To indicate the feasibility of our idea, we implemented a prototype system on the Microsoft Hololens [14] which has accurate tracking and rendering capabilities and an RGB camera that can be used for target recognition. No additional adjustment to the device was required. For the computer vision solution on tracking target images we use PTC’s Vuforia which has support for the Hololens platform. We prepared an example static visualization and defined the entire visualization as the target visualization because it had enough features to qualify as an image target. The visualization system was built using the Unity Editor for Hololens while the example static visualization was built with the D3 library.

We developed VisAR to show the feasibility of using AR devices to bring interactivity to static data visualizations. The current version of VisAR supports two types of visualization techniques (bar chart and scatterplot) and four interaction techniques (details on demand, highlighting, filtering and linking views). We view the current version of VisAR as the early step towards exploring the applications of augmented reality in data visualization. However, generalizing the usage of AR devices for interacting with static visualizations requires support of more sophisticated analytic operations and visualization techniques. For example, how can users perform brushing and linking or zooming on static visualizations using AR technologies? Multiple avenues for future work lie in improving the VisAR interface. We envision expanding VisAR to include other visualization techniques (e.g., linecharts) and interaction tasks (e.g., zooming, panning).

Previous work in the AR community indicates that using AR improves user engagement compared to using non-AR material [5]. However, it is not clear to the visualization community how usage of AR solutions affect user experience during the visual data exploration process. An important avenue for continued research is conducting an in-depth study utilizing both qualitative and quantitative techniques to measure the impact of AR solutions in data visualization compared to non-AR solutions, using various usability (e.g., time and error) and user experience (e.g., engagement [16, 17]) metrics. We hypothesize that using AR solutions increases user engagement in working with data visualizations, but this remains to be formally studied.

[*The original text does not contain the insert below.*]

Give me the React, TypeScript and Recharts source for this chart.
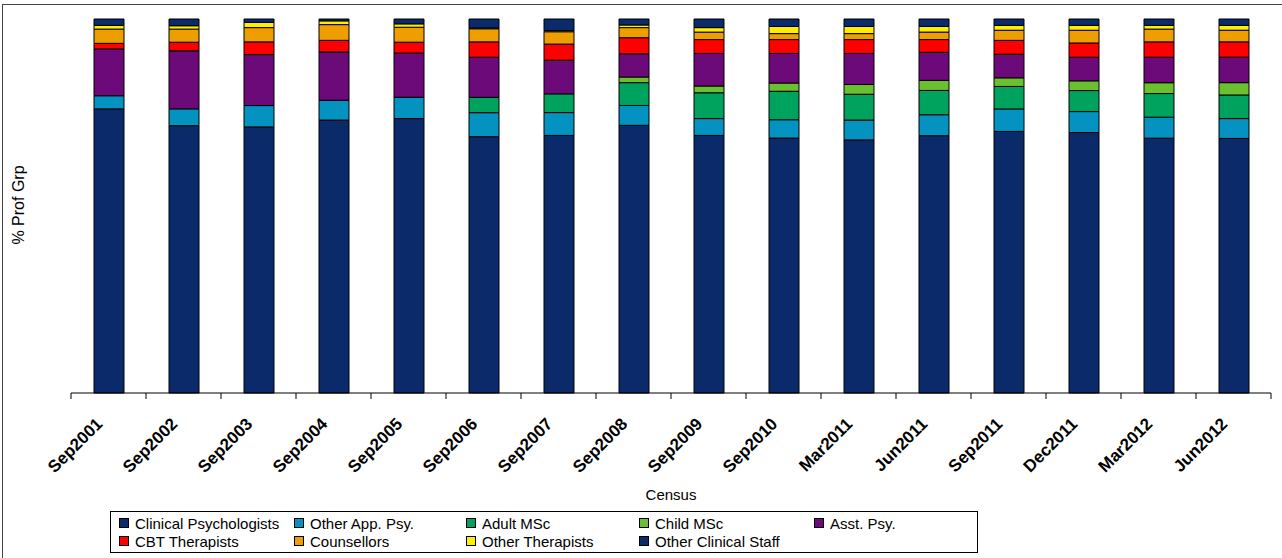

Many AR solutions rely on two interaction modalities: speech and gesture. There are advantages in using speech and gesture in visual data exploration since they enable users to express their questions and commands more easily [19]. However, these interaction modalities also bring challenges such as lack of discoverability. How does a user recognize what the possible interactions are? How does a user know what the exact gesture or voice command is for performing a specific interaction? One interesting research avenue is to investigate methods that make possible interactions more discoverable in such systems.

In the current version of VisAR, we are using a high-end AR device (Microsoft Hololens) which currently might not be a feasible option to use for most people. However, with recent advances in smartphone technology, currently available off-the-shelf smartphones are also powerful enough to be used as a personal AR device. By using a smartphone as a hand-held AR device, the current implementation can be ported to have identical capabilities. We recommend using cross-platform AR systems such as Argon [1] to allow users to be able to access the same experience regardless of the underlying device or operating system.

While the benefit of 3D visualizations in immersive AR settings are still yet to be further discussed [3], in this paper we examined a different aspect of AR that takes advantage of 2D visualizations. As AR allows us to add visual interactive components to static scenes, we utilize this capability to add interactivity to static visualizations and enable users to independently address personal data-driven questions. Through the prototype of our solution, we demonstrate that the idea is feasible to be implemented on currently available AR devices. Although further study is needed to measure the advantages of the system, with the abundance of personal AR devices such as smartphones, we believe our solution is not only powerful but also practical.